The break. Revenue collapsed 35% in FY2022 as Douyin replaced Tmall as China's dominant beauty traffic source — at roughly twice the cost per acquired customer. The 32M-customer metric vanished from disclosures; KOL/MCN was quietly dropped from the moat description.
Now. Skincare hit 53% of FY2025 revenue (61% in Q4) on +63% growth; color cosmetics declined 9% in Q4 and is being managed for cash. Acquired premium brands — Galénic, Eve Lom, DR.WU — are the engine. Non-GAAP profitability arrived 14 quarters after the pivot was announced.
Founder controls 91% of the vote, just wired personal capital in at the bottom — and is also the related-party counterparty.
- The voting lock. CEO Jinfeng Huang holds 35% of the economics and 91% of the votes through 600M Class B shares carrying 20 votes each. Hillhouse and ZhenFund together own 28% of the equity but control under 5% of the vote. There is no contestable board outcome.
- The convertible. March 2026 — Huang personally subscribed to ~half of a US$120M (¥860M) convertible alongside Trustar Capital. 1.5% coupon, 20% conversion premium, warrants on top. Bull reads 'I believe'; bear reads cheap related-party paper minorities can't access, with proceeds earmarked for the same premium-skincare-M&A mandate that produced ¥757M of Eve Lom impairments.
- Related-party purchases doubled. Inventory and services bought from companies under Huang's control: ¥138M (FY22) → ¥285M (FY24), now 8.3% of revenue. Pricing methodology and counterparty breakdown not disclosed.
Three dated events in the next four months settle the central operating question.
- April 30 — FY2025 20-F. Audited financials, Eve Lom carrying-value review, related-party-transaction footnote, class-action contingency. The first chance to spot a third Eve Lom goodwill writedown.
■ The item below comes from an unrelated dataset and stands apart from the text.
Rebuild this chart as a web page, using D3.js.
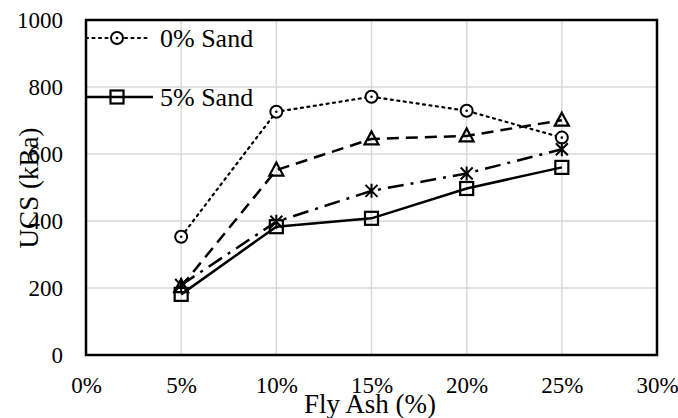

- May 15 — Q1 2026 print. Management guided ¥958M–¥1.08B revenue (+15% to +30% YoY). The number that matters is S&M as percent of revenue: below 60% confirms the four-quarter trajectory; above 60% says Q4 was Double-11 noise.
- By June 30 — Trustar second tranche (~¥430M) closes. Whether the second tranche actually funds — and whether management has earmarked a specific acquisition target — tells you whether the war chest is for a sub-¥200M tuck-in or another premium-brand bet on the Eve Lom pattern.
Lean cautious — the operating lever moved the wrong way in the very quarter that was supposed to settle it.
- For. Operating margin compressed from −34% to −0.9% across four quarters; first non-GAAP profit since 2019 in FY2025; skincare crossed 53% of mix on +63% growth.
- For. ¥1.05B of cash plus zero financial debt inside a ¥1.87B market cap — net of cash, the operating brand portfolio is priced near zero. Founder personally subscribed to the March 2026 convertible at the bottom of a 99% drawdown.
- Against. S&M intensity rose to 64.8% in Q4 2025 from 60.1% — the single number the FY2026 thesis depends on, moving against the thesis on the most recent print.
- Against. 91% voting lock, doubling related-party purchases, and a convertible earmarked for the same premium-brand-M&A playbook that produced ¥757M of Eve Lom impairments. No mechanism for value to accrue to minorities if it works.
Watchlist to re-rate: (1) Q1 2026 S&M / revenue and non-GAAP operating margin (May 15). (2) How the Trustar second tranche is deployed (by Q3 2026). (3) Skincare share holding above 60% as color cosmetics shrinks.